### [EXERCISE AIM]
Everything from the first line of the data through the line with "80, 90, 100];" is to be echoed exactly, minus the pictures.

### [MATERIAL PROVIDED]
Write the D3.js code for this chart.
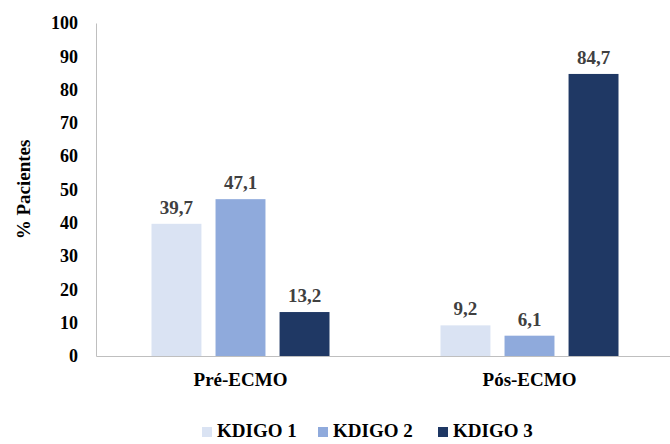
<!DOCTYPE html>
<html>
<head>
<meta charset="utf-8">
<script src="https://cdn.jsdelivr.net/npm/d3@7"></script>
</head>
<body>
<div id="chart"></div>
<script>
// Data
const groups = ["Pré-ECMO", "Pós-ECMO"];
const series = ["KDIGO 1", "KDIGO 2", "KDIGO 3"];
const kdigo1 = [39.7, 9.2];
const kdigo2 = [47.1, 6.1];
const kdigo3 = [13.2, 84.7];
const yTicks = [0, 10, 20, 30, 40, 50, 60, 70, 80, 90, 100];

const values = [kdigo1, kdigo2, kdigo3];
const colors = ["#dae3f3", "#8faadc", "#1f3864"];

const width = 670;
const height = 444;
const margin = {top: 23, right: -4, bottom: 88, left: 96};
const groupWidth = 178;

function serif(sel, size) {
    sel.attr("font-size", size)
        .attr("font-weight", "bold")
        .style("font-family", "'Liberation Serif', monospace");
}

const svg = d3.select("#chart").append("svg")
    .attr("width", width)
    .attr("height", height)
    .style("position", "absolute")
    .style("left", "0px")
    .style("top", "0px");

const x0 = d3.scaleBand()
    .domain(groups)
    .range([margin.left, width - margin.right]);

const x1 = d3.scaleBand()
    .domain(series)
    .range([0, groupWidth])
    .paddingInner(0.22);

const y = d3.scaleLinear()
    .domain([0, 100])
    .range([height - margin.bottom, margin.top]);

// y axis
const yAxis = svg.append("g")
    .attr("transform", `translate(${margin.left},0)`)
    .call(d3.axisLeft(y).tickValues(yTicks).tickSize(0).tickPadding(18));
yAxis.select(".domain").attr("stroke", "#bfbfbf");
yAxis.selectAll("text").attr("fill", "#000").call(serif, 18);

// x axis
const xAxis = svg.append("g")
    .attr("transform", `translate(0,${y(0)})`)
    .call(d3.axisBottom(x0).tickSize(0).tickPadding(17));
xAxis.select(".domain").attr("stroke", "#bfbfbf");
xAxis.selectAll("text").attr("fill", "#000").call(serif, 19);

// bars
const rows = groups.map((g, i) => ({
    group: g,
    items: series.map((s, j) => ({series: s, value: values[j][i], color: colors[j]}))
}));

const gGroup = svg.append("g").selectAll("g")
    .data(rows)
    .join("g")
    .attr("transform", d => `translate(${x0(d.group) + x0.bandwidth() / 2 - groupWidth / 2},0)`);

gGroup.selectAll("rect")
    .data(d => d.items)
    .join("rect")
    .attr("x", d => x1(d.series))
    .attr("y", d => y(d.value))
    .attr("width", x1.bandwidth())
    .attr("height", d => y(0) - y(d.value))
    .attr("fill", d => d.color);

gGroup.selectAll("text.val")
    .data(d => d.items)
    .join("text")
    .attr("class", "val")
    .attr("x", d => x1(d.series) + x1.bandwidth() / 2)
    .attr("y", d => y(d.value) - 10)
    .attr("text-anchor", "middle")
    .attr("fill", "#404040")
    .call(serif, 19)
    .text(d => d3.format(".1f")(d.value).replace(".", ","));

// y title
svg.append("text")
    .attr("transform", `translate(30,${y(50)}) rotate(-90)`)
    .attr("text-anchor", "middle")
    .attr("fill", "#000")
    .call(serif, 19)
    .text("% Pacientes");

// legend
const legendX = [202, 318, 438];
const legend = svg.append("g").selectAll("g")
    .data(series)
    .join("g")
    .attr("transform", (d, i) => `translate(${legendX[i]},437)`);

legend.append("rect")
    .attr("x", 0)
    .attr("y", -10)
    .attr("width", 10)
    .attr("height", 10)
    .attr("fill", (d, i) => colors[i]);

legend.append("text")
    .attr("x", 15)
    .attr("y", 0)
    .attr("fill", "#000")
    .call(serif, 19)
    .text(d => d);
</script>
</body>
</html>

### [RESULT FOR THIS TASK]
Write the D3.js code for this chart.
<!DOCTYPE html>
<html>
<head>
<meta charset="utf-8">
<script src="https://cdn.jsdelivr.net/npm/d3@7"></script>
</head>
<body>
<div id="chart"></div>
<script>
// Data
const groups = ["Pré-ECMO", "Pós-ECMO"];
const series = ["KDIGO 1", "KDIGO 2", "KDIGO 3"];
const kdigo1 = [39.7, 9.2];
const kdigo2 = [47.1, 6.1];
const kdigo3 = [13.2, 84.7];
const yTicks = [0, 10, 20, 30, 40, 50, 60, 70, 80, 90, 100];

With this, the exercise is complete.